For each of the distributions specified above, samples of different sizes are drawn, with several replicates per distribution and sample size.

samplesize <- 10^(2:4)
nRep       <- 25L

scenarios <- combinations(
    distribution = names(distributions),
    sample.size  = samplesize,
    replicate    = 1:nRep
)

Algorithms

We consder the following algorithms:

kernel density estimation with numerical integration (dens_int)
kernel density estimation with a Monte Carlo approximation (dens_mc)
1-nearest neighbour density estimation (nn_1)
bias-reduced nearest neighbour density estimation (nn_br)

algorithms <- list(
    dens_int = function(X, Y) kld_est_kde1(X = X, Y = Y, MC = FALSE),
    dens_mc  = function(X, Y) kld_est_kde1(X = X, Y = Y, MC = TRUE),
    nn_1     = kld_est_nn,
    nn_br = function(X, Y) kld_est_brnn(X = X, Y = Y, warn.max.k = FALSE)
)
nAlgo   <- length(algorithms)

Run the simulation study

# allocating results matrices
nscenario  <- nrow(scenarios)
runtime <- kldiv1d <- matrix(nrow = nscenario, 
                             ncol = nAlgo, 
                             dimnames = list(NULL, names(algorithms)))

for (i in 1:nscenario) {

    dist <- scenarios$distribution[i]
    n    <- scenarios$sample.size[i]
    
    samples <- distributions[[dist]]$sample(n = n, m = n)
    X <- samples$X
    Y <- samples$Y
    
    # different algorithms are evaluated on the same samples
    for (j in 1:nAlgo) {
        algo <- algorithms[[j]]
        start_time <- Sys.time()
        kldiv1d[i,j] <- algo(X, Y)
        end_time <- Sys.time()
        runtime[i,j] <- end_time - start_time
    }
}

Post-processing: combine scenarios, kldiv1d and runtime into a single data frame

tmp1 <- cbind(scenarios, kldiv1d) |> melt(measure.vars = names(algorithms),
                                          value.name = "kld",
                                          variable.name = "algorithm") 
tmp2 <- cbind(scenarios, runtime) |> melt(measure.vars = names(algorithms),
                                          value.name = "runtime",
                                          variable.name = "algorithm") 
results <- merge(tmp1,tmp2)
results$sample.size <- as.factor(results$sample.size)
rm(tmp1,tmp2)

Results

Accuracy of KL divergence estimators

ggplot(results, aes(x=sample.size, y=kld, color=algorithm)) + 
    geom_jitter(position=position_dodge(.5)) + 
    facet_wrap("distribution", scales = "free_y") +
    geom_hline(data = data.frame(distribution = names(distributions), 
                                 kldtrue = vapply(distributions, function(x) x$kld,1)), 
               aes(yintercept = kldtrue)) +
    xlab("Sample sizes") + ylab("KL divergence estimate") + 
    ggtitle("Accuracy of different algorithms") +
    theme(plot.title = element_text(hjust = 0.5))
#> Warning: Removed 10 rows containing missing values or values outside the scale range
#> (`geom_point()`).

$\Rightarrow$ all estimators converge towards the true KL divergence (black solid line). Kernel density-based estimators generally have a lower variance than nearest neighbour-based estimators, but show some finite sample bias, especially in the asymmetric exponential distribution. There is no difference between the 1-nearest neighbour and bias-reduced k-nearest neighbour methods in terms of accuracy.

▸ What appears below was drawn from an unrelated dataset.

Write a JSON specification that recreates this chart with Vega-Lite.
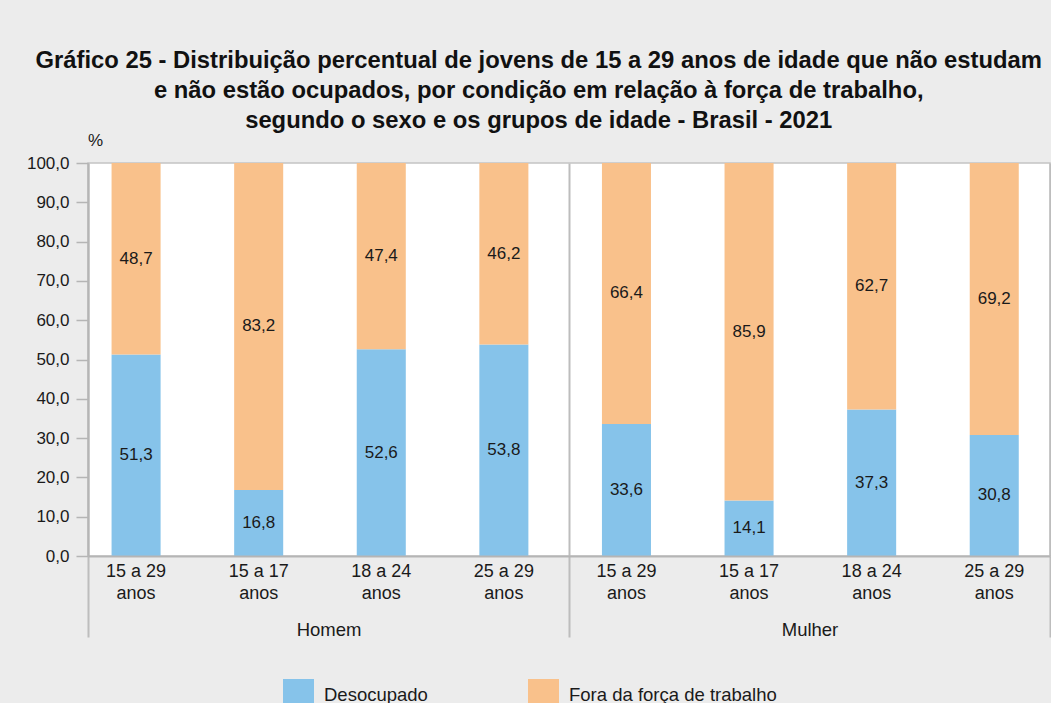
{
  "$schema": "https://vega.github.io/schema/vega-lite/v6.json",
  "width": 962,
  "height": 393,
  "autosize": {"type": "none"},
  "padding": {"left": 88, "top": 163, "right": 1, "bottom": 147},
  "background": "#ececec",
  "title": {
    "text": [
      "Gráfico 25 - Distribuição percentual de jovens de 15 a 29 anos de idade que não estudam",
      "e não estão ocupados, por condição em relação à força de trabalho,",
      "segundo o sexo e os grupos de idade - Brasil - 2021"
    ],
    "font": "Liberation Sans",
    "fontSize": 23.8,
    "fontWeight": "bold",
    "color": "#111111",
    "anchor": "middle",
    "frame": "bounds",
    "lineHeight": 30,
    "offset": -2,
    "zindex": 1
  },
  "data": {
    "values": [
      {"sexo": "Homem", "idade": "15 a 29", "key": "Homem|15 a 29", "condicao": "Desocupado", "ordem": 1, "valor": 51.3},
      {"sexo": "Homem", "idade": "15 a 29", "key": "Homem|15 a 29", "condicao": "Fora da força de trabalho", "ordem": 2, "valor": 48.7},
      {"sexo": "Homem", "idade": "15 a 17", "key": "Homem|15 a 17", "condicao": "Desocupado", "ordem": 1, "valor": 16.8},
      {"sexo": "Homem", "idade": "15 a 17", "key": "Homem|15 a 17", "condicao": "Fora da força de trabalho", "ordem": 2, "valor": 83.2},
      {"sexo": "Homem", "idade": "18 a 24", "key": "Homem|18 a 24", "condicao": "Desocupado", "ordem": 1, "valor": 52.6},
      {"sexo": "Homem", "idade": "18 a 24", "key": "Homem|18 a 24", "condicao": "Fora da força de trabalho", "ordem": 2, "valor": 47.4},
      {"sexo": "Homem", "idade": "25 a 29", "key": "Homem|25 a 29", "condicao": "Desocupado", "ordem": 1, "valor": 53.8},
      {"sexo": "Homem", "idade": "25 a 29", "key": "Homem|25 a 29", "condicao": "Fora da força de trabalho", "ordem": 2, "valor": 46.2},
      {"sexo": "Mulher", "idade": "15 a 29", "key": "Mulher|15 a 29", "condicao": "Desocupado", "ordem": 1, "valor": 33.6},
      {"sexo": "Mulher", "idade": "15 a 29", "key": "Mulher|15 a 29", "condicao": "Fora da força de trabalho", "ordem": 2, "valor": 66.4},
      {"sexo": "Mulher", "idade": "15 a 17", "key": "Mulher|15 a 17", "condicao": "Desocupado", "ordem": 1, "valor": 14.1},
      {"sexo": "Mulher", "idade": "15 a 17", "key": "Mulher|15 a 17", "condicao": "Fora da força de trabalho", "ordem": 2, "valor": 85.9},
      {"sexo": "Mulher", "idade": "18 a 24", "key": "Mulher|18 a 24", "condicao": "Desocupado", "ordem": 1, "valor": 37.3},
      {"sexo": "Mulher", "idade": "18 a 24", "key": "Mulher|18 a 24", "condicao": "Fora da força de trabalho", "ordem": 2, "valor": 62.7},
      {"sexo": "Mulher", "idade": "25 a 29", "key": "Mulher|25 a 29", "condicao": "Desocupado", "ordem": 1, "valor": 30.8},
      {"sexo": "Mulher", "idade": "25 a 29", "key": "Mulher|25 a 29", "condicao": "Fora da força de trabalho", "ordem": 2, "valor": 69.2}
    ]
  },
  "transform": [
    {"stack": "valor", "groupby": ["key"], "sort": [{"field": "ordem", "order": "ascending"}], "as": ["y0", "y1"]},
    {"calculate": "(datum.y0 + datum.y1) / 2", "as": "ymid"},
    {"calculate": "replace(format(datum.valor, '.1f'), '.', ',')", "as": "rotulo"}
  ],
  "layer": [
    {
      "mark": {"type": "bar"},
      "encoding": {
        "x": {
          "field": "key",
          "type": "nominal",
          "sort": null,
          "scale": {"type": "band", "paddingInner": 0.6, "paddingOuter": 0.2235, "align": 0.43},
          "axis": {
            "title": null,
            "orient": "bottom",
            "labelAngle": 0,
            "labelExpr": "[split(datum.value, '|')[1], 'anos']",
            "labelFont": "Liberation Sans",
            "labelFontSize": 18,
            "labelColor": "#1a1a1a",
            "labelLineHeight": 22,
            "labelPadding": 6,
            "ticks": false,
            "domain": true,
            "domainColor": "#b5b5b5",
            "domainWidth": 2,
            "zindex": 1
          }
        },
        "y": {
          "field": "y0",
          "type": "quantitative",
          "scale": {"domain": [0, 100], "nice": false},
          "axis": {
            "title": "%",
            "titleAngle": 0,
            "titleX": 7,
            "titleY": -23,
            "titleAlign": "center",
            "titleBaseline": "middle",
            "titleFont": "Liberation Sans",
            "titleFontSize": 17,
            "titleFontWeight": "normal",
            "titleColor": "#1a1a1a",
            "values": [0, 10, 20, 30, 40, 50, 60, 70, 80, 90, 100],
            "tickCount": 20,
            "labelOverlap": false,
            "labelExpr": "replace(format(datum.value, '.1f'), '.', ',')",
            "labelFont": "Liberation Sans",
            "labelFontSize": 17,
            "labelColor": "#1a1a1a",
            "labelPadding": 7,
            "tickSize": 12,
            "tickColor": "#b5b5b5",
            "tickWidth": 1.5,
            "domainColor": "#b5b5b5",
            "domainWidth": 2,
            "grid": false,
            "zindex": 1
          }
        },
        "y2": {"field": "y1"},
        "color": {
          "field": "condicao",
          "type": "nominal",
          "scale": {"domain": ["Desocupado", "Fora da força de trabalho"], "range": ["#86c3ea", "#f9c18b"]},
          "legend": {
            "title": null,
            "orient": "none",
            "legendX": 195,
            "legendY": 516,
            "direction": "horizontal",
            "symbolType": "square",
            "symbolSize": 961,
            "symbolStrokeWidth": 0,
            "labelFont": "Liberation Sans",
            "labelFontSize": 18.5,
            "labelColor": "#1a1a1a",
            "labelOffset": 10,
            "labelLimit": 400,
            "columnPadding": 100
          }
        }
      }
    },
    {
      "mark": {"type": "text", "font": "Liberation Sans", "fontSize": 17, "color": "#1a1a1a"},
      "encoding": {
        "x": {
          "field": "key",
          "type": "nominal",
          "sort": null,
          "scale": {"type": "band", "paddingInner": 0.6, "paddingOuter": 0.2235, "align": 0.43},
          "axis": null
        },
        "y": {
          "field": "ymid",
          "type": "quantitative",
          "scale": {"domain": [0, 100], "nice": false},
          "axis": {
            "title": "%",
            "titleAngle": 0,
            "titleX": 7,
            "titleY": -23,
            "titleAlign": "center",
            "titleBaseline": "middle",
            "titleFont": "Liberation Sans",
            "titleFontSize": 17,
            "titleFontWeight": "normal",
            "titleColor": "#1a1a1a",
            "values": [0, 10, 20, 30, 40, 50, 60, 70, 80, 90, 100],
            "tickCount": 20,
            "labelOverlap": false,
            "labelExpr": "replace(format(datum.value, '.1f'), '.', ',')",
            "labelFont": "Liberation Sans",
            "labelFontSize": 17,
            "labelColor": "#1a1a1a",
            "labelPadding": 7,
            "tickSize": 12,
            "tickColor": "#b5b5b5",
            "tickWidth": 1.5,
            "domainColor": "#b5b5b5",
            "domainWidth": 2,
            "grid": false,
            "zindex": 1
          }
        },
        "text": {"field": "rotulo"}
      }
    },
    {
      "mark": {"type": "tick", "opacity": 0},
      "encoding": {
        "x": {
          "field": "sexo",
          "type": "nominal",
          "scale": {"paddingInner": 0, "paddingOuter": 0},
          "axis": {
            "title": null,
            "orient": "bottom",
            "labelAngle": 0,
            "labelFont": "Liberation Sans",
            "labelFontSize": 18.5,
            "labelColor": "#1a1a1a",
            "labelPadding": -17,
            "tickBand": "extent",
            "tickSize": 81,
            "tickColor": "#bdbdbd",
            "tickWidth": 2,
            "domain": false,
            "grid": true,
            "gridColor": "#bdbdbd",
            "gridWidth": 2,
            "zindex": 0
          }
        }
      }
    }
  ],
  "resolve": {"scale": {"x": "independent"}},
  "config": {
    "view": {"stroke": "#c4c4c4", "strokeWidth": 1.5, "fill": "white"}
  }
}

Runtime of KL divergence estimators

ggplot(results, aes(x=sample.size, y=runtime, color=algorithm)) + 
    scale_y_log10() + 
    geom_jitter(position=position_dodge(.5)) + 
    facet_wrap("distribution", scales = "free_y") +
    xlab("Sample sizes") + ylab("Runtime [sec]") + 
    ggtitle("Runtime of different algorithms") +
    theme(plot.title = element_text(hjust = 0.5))

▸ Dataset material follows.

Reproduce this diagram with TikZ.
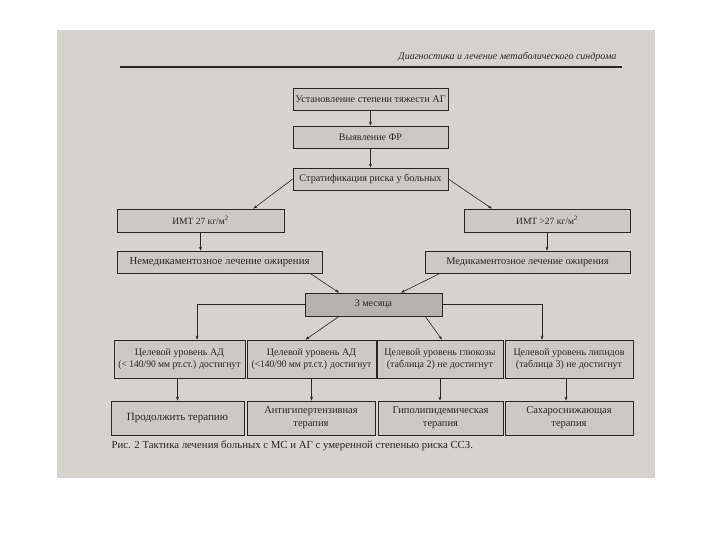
\documentclass[tikz,border=0pt]{standalone}
\usepackage{fontspec}
\setmainfont{Liberation Serif}
\usetikzlibrary{calc,arrows.meta}
\definecolor{pagegray}{RGB}{214,210,205}
\definecolor{boxgray}{RGB}{204,200,195}
\definecolor{darkbox}{RGB}{182,178,173}
\definecolor{inkc}{RGB}{40,38,37}
\newcommand{\cnd}[1]{\scalebox{0.95}[1]{#1}}
\tikzset{
  box/.style={draw=inkc, fill=boxgray, line width=0.7pt, inner sep=1pt, align=center, text=inkc, font=\fontsize{10}{12}\selectfont},
  arr/.style={draw=inkc, line width=0.6pt, -{Stealth[length=4pt,width=3pt]}},
}
\begin{document}
\begin{tikzpicture}[x=1pt,y=-1pt]
\useasboundingbox (0,0) rectangle (720,540);
\fill[white] (0,0) rectangle (720,540);
\fill[pagegray] (57,30) rectangle (655,478);
% header
\node[font=\itshape\fontsize{10}{12}\selectfont, text=inkc, anchor=east] (hdr) at (620,57) {Диагностика и лечение метаболического синдрома};
\draw[inkc, line width=1.3pt] (120,67) -- (622,67);
% nodes
\node[box, minimum width=155pt, minimum height=22pt, font=\fontsize{10.2}{12}\selectfont] (b1) at (370.5,99) {Установление степени тяжести АГ};
\node[box, minimum width=155pt, minimum height=22pt] (b2) at (370.5,137) {Выявление ФР};
\node[box, minimum width=155pt, minimum height=22pt, font=\fontsize{10.2}{12}\selectfont] (b3) at (370.5,179) {Стратификация риска у больных};
\node[box, minimum width=167pt, minimum height=23pt, font=\fontsize{9.5}{12}\selectfont] (b4) at (200.5,220.5) {ИМТ 27 кг/м\textsuperscript{2}};
\node[box, minimum width=166pt, minimum height=23pt, font=\fontsize{9.5}{12}\selectfont] (b5) at (547,220.5) {ИМТ >27 кг/м\textsuperscript{2}};
\node[box, minimum width=205pt, minimum height=22pt, font=\fontsize{10.8}{12}\selectfont] (b6) at (219.5,262) {Немедикаментозное лечение ожирения};
\node[box, minimum width=205pt, minimum height=22pt, font=\fontsize{10.3}{12}\selectfont] (b7) at (527.5,262) {Медикаментозное лечение ожирения};
\node[box, fill=darkbox, minimum width=137pt, minimum height=23pt] (b8) at (373.5,304.5) {3 месяца};
\node[box, minimum width=131pt, minimum height=38pt] (b9a) at (179.5,359) {Целевой уровень АД\\\cnd{(< 140/90 мм рт.ст.) достигнут}};
\node[box, minimum width=129pt, minimum height=38pt] (b9b) at (311.5,359) {Целевой уровень АД\\\cnd{(<140/90 мм рт.ст.) достигнут}};
\node[box, minimum width=126pt, minimum height=38pt] (b9c) at (440,359) {Целевой уровень глюкозы\\(таблица 2) не достигнут};
\node[box, minimum width=128pt, minimum height=38pt] (b9d) at (569,359) {Целевой уровень липидов\\(таблица 3) не достигнут};
\node[box, minimum width=133pt, minimum height=34pt, font=\fontsize{11}{13}\selectfont] (b10a) at (177.5,418) {Продолжить терапию};
\node[box, minimum width=128pt, minimum height=34pt, font=\fontsize{10.5}{13}\selectfont] (b10b) at (311,418) {Антигипертензивная\\терапия};
\node[box, minimum width=125pt, minimum height=34pt, font=\fontsize{10.5}{13}\selectfont] (b10c) at (440.5,418) {Гиполипидемическая\\терапия};
\node[box, minimum width=128pt, minimum height=34pt, font=\fontsize{10.5}{13}\selectfont] (b10d) at (569,418) {Сахароснижающая\\терапия};
% caption
\node[anchor=west, text=inkc, font=\fontsize{10.8}{12}\selectfont] (cap) at (108,446) {Рис. 2 Тактика лечения больных с МС и АГ с умеренной степенью риска ССЗ.};
% connectors
\draw[arr] (b1) -- (b2);
\draw[arr] (b2) -- (b3);
\draw[arr] (b3.west) -- ($(b4.north)!0.63!(b4.north east)$);
\draw[arr] (b3.east) -- ($(b5.north)!0.66!(b5.north west)$);
\draw[arr] (b4.south) -- (b4.south |- b6.north);
\draw[arr] (b5.south) -- (b5.south |- b7.north);
\draw[arr] ($(b6.south)!0.88!(b6.south east)$) -- ($(b8.north west)!0.5!(b8.north)$);
\draw[arr] ($(b7.south)!0.85!(b7.south west)$) -- ($(b8.north)!0.4!(b8.north east)$);
\draw[arr] (b8.west) -| ([xshift=17.5pt]b9a.north);
\draw[arr] (b8.east) -| ([xshift=-27pt]b9d.north);
\draw[arr] ($(b8.south)!0.5!(b8.south west)$) -- ([xshift=-6pt]b9b.north);
\draw[arr] ($(b8.south)!0.75!(b8.south east)$) -- ([xshift=2pt]b9c.north);
\draw[arr] ([xshift=-2pt]b9a.south) -- ([xshift=-2pt]b9a.south |- b10a.north);
\draw[arr] (b9b.south) -- (b9b.south |- b10b.north);
\draw[arr] (b9c.south) -- (b9c.south |- b10c.north);
\draw[arr] ([xshift=-3pt]b9d.south) -- ([xshift=-3pt]b9d.south |- b10d.north);
\end{tikzpicture}
\end{document}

$\Rightarrow$ Kernel density-based estimators, which use stats::density, are generally fastest (except for very small sample sizes). All investigated methods scale approximately linearly with sample size, which is due to the use of a fast Fourier transform in kernel density estimation and use of the kd-tree in the nearest neighbours search. The bias-reduced nearest neighbour estimator nn_br is approximately 1 order of magnitude slower than the 1-nearest neighbour estimator nn_1, without offering additional accuracy in the 1-D examples. The extra effort starts to pay off in higher-dimensional problems.